Obama's chief campaign strategist David Axelrod said Sarkozy's backing should be seen as a positive sign.

"He's been friendly with Bush, you have to take it in that context," Axelrod said. "Our message is, we want to rebuild the alliances that are so critical."

The two leaders' joint news conference followed a private chat at the Elysee Palace. Both men emerged declaring "a great convergence of opinions," as Sarkozy put it, on everything from Iran and Afghanistan to the Middle East and climate change.

Obama warned Iran directly about its nuclear program: "Change your behavior," he said, "and you will be fully integrated into the international community with all of the benefits that go with that. Continue your nuclear program and the international community as a whole will ratchet up pressure with stronger and increased sanctions."
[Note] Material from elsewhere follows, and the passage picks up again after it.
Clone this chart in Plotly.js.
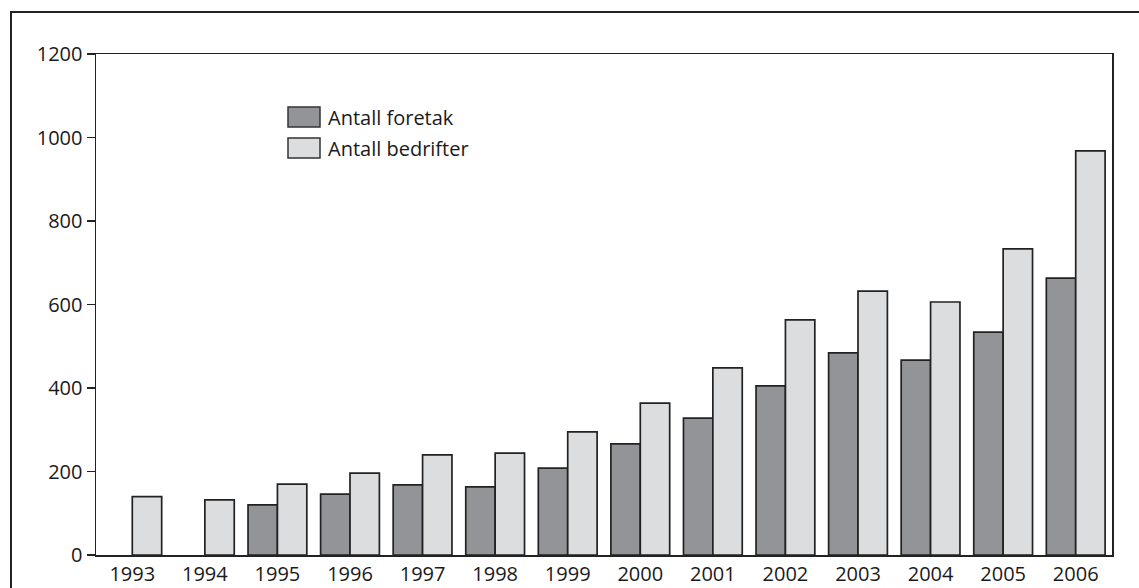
<!DOCTYPE html>
<html>
<head>
<meta charset="utf-8">
<script src="https://cdn.plot.ly/plotly-3.0.1.min.js"></script>
<style>
html,body{margin:0;padding:0;background:#fff;overflow:hidden;width:1139px;height:588px;}
#wrap{position:relative;width:1139px;height:588px;overflow:hidden;}
#chart{width:1139px;height:588px;}
#frame{position:absolute;left:10px;top:11px;width:1400px;height:900px;border-top:2.5px solid #222;border-left:2.5px solid #222;pointer-events:none;box-sizing:border-box;}
</style>
</head>
<body>
<div id="wrap"><div id="chart"></div><div id="frame"></div></div>
<script>
var years = ['1993','1994','1995','1996','1997','1998','1999','2000','2001','2002','2003','2004','2005','2006'];
var foretak = [null, null, 120, 146, 168, 163, 208, 266, 328, 405, 484, 467, 534, 663];
var bedrifter = [140, 132, 170, 196, 240, 244, 295, 364, 448, 563, 632, 606, 733, 968];
var seriesNames = ['Antall foretak', 'Antall bedrifter'];
var seriesColors = ['#939498', '#dcdddf'];
var yTicks = [0, 200, 400, 600, 800, 1000, 1200];

var W = 1139, H = 588;
var m = {l: 96, r: 27, t: 54, b: 33};
var pw = W - m.l - m.r, ph = H - m.t - m.b;
function px(x){ return (x - m.l) / pw; }
function py(y){ return (H - m.b - y) / ph; }

var textColor = '#1a1a1a';
var font = {family: '"Open Sans", "Noto Sans", sans-serif', size: 20, color: textColor};

var traces = [
  {type: 'bar', x: years, y: foretak, name: seriesNames[0],
   marker: {color: seriesColors[0], line: {color: '#222', width: 1.7}}},
  {type: 'bar', x: years, y: bedrifter, name: seriesNames[1],
   marker: {color: seriesColors[1], line: {color: '#222', width: 1.7}}}
];

var shapes = [
  // legend swatches
  {type: 'rect', xref: 'paper', yref: 'paper', x0: px(288), x1: px(320), y0: py(127), y1: py(107),
   line: {color: '#333', width: 1.5}, fillcolor: seriesColors[0]},
  {type: 'rect', xref: 'paper', yref: 'paper', x0: px(288), x1: px(320), y0: py(158), y1: py(138),
   line: {color: '#333', width: 1.5}, fillcolor: seriesColors[1]}
];

var annotations = [
  {xref: 'paper', yref: 'paper', x: px(326), y: py(117), text: seriesNames[0], showarrow: false,
   xanchor: 'left', yanchor: 'middle', font: font},
  {xref: 'paper', yref: 'paper', x: px(326), y: py(148), text: seriesNames[1], showarrow: false,
   xanchor: 'left', yanchor: 'middle', font: font}
];

var layout = {
  width: W, height: H,
  margin: m,
  paper_bgcolor: '#ffffff', plot_bgcolor: '#ffffff',
  showlegend: false,
  barmode: 'group', bargap: 0.19, bargroupgap: 0,
  font: font,
  xaxis: {type: 'category', showline: true, linecolor: '#222', linewidth: 1.5, mirror: true,
          ticks: '', showgrid: false, zeroline: false, tickfont: font},
  yaxis: {range: [0, 1200], tickvals: yTicks, ticktext: yTicks.map(String),
          showline: true, linecolor: '#222', linewidth: 1.5, mirror: true,
          ticks: 'outside', ticklen: 8, tickcolor: '#222', tickwidth: 1.5,
          showgrid: false, zeroline: false, tickfont: font, fixedrange: true},
  shapes: shapes,
  annotations: annotations
};

Plotly.newPlot('chart', traces, layout, {displayModeBar: false, staticPlot: true});
</script>
</body>
</html>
On Afghanistan, Sarkozy echoed Obama: "We have not the right to lose," the French president said. "We must not allow the Taliban to return."

Sarkozy is a conservative who has emphasized strong transatlantic relations with the United States and been close to President Bush. That's made the U.S.-French relationship closer than under former French President Jacques Chirac.

The Paris stop came as Obama wound down a well-received foreign tour that began with an official delegation to war zones in Afghanistan and Iraq and shifted to a campaign-funded visit to the Middle East and Western Europe.

Obama said what he gained from the trip was "not blinding insight but a deepening of a set of concerns you already had" and that "there was nothing that I saw that caused me to change my basic strategic assessment" on security and foreign policy.

While his Thursday speech to 200,000 in Berlin on improving transatlantic relations was the highlight of the trip in terms of sheer spectacle, Sarkozy's effusive treatment of Obama revealed perhaps more than any other public event just how invested many U.S. allies are in Obama's prospects.

Obama, whose charisma normally trumps politicians with whom he shares a stage, looked staid and seemed to be measuring his words as he stood beside the animated Sarkozy, although at some points he couldn't help but grin.

He is to meet with British leaders on Saturday, before flying home to Chicago.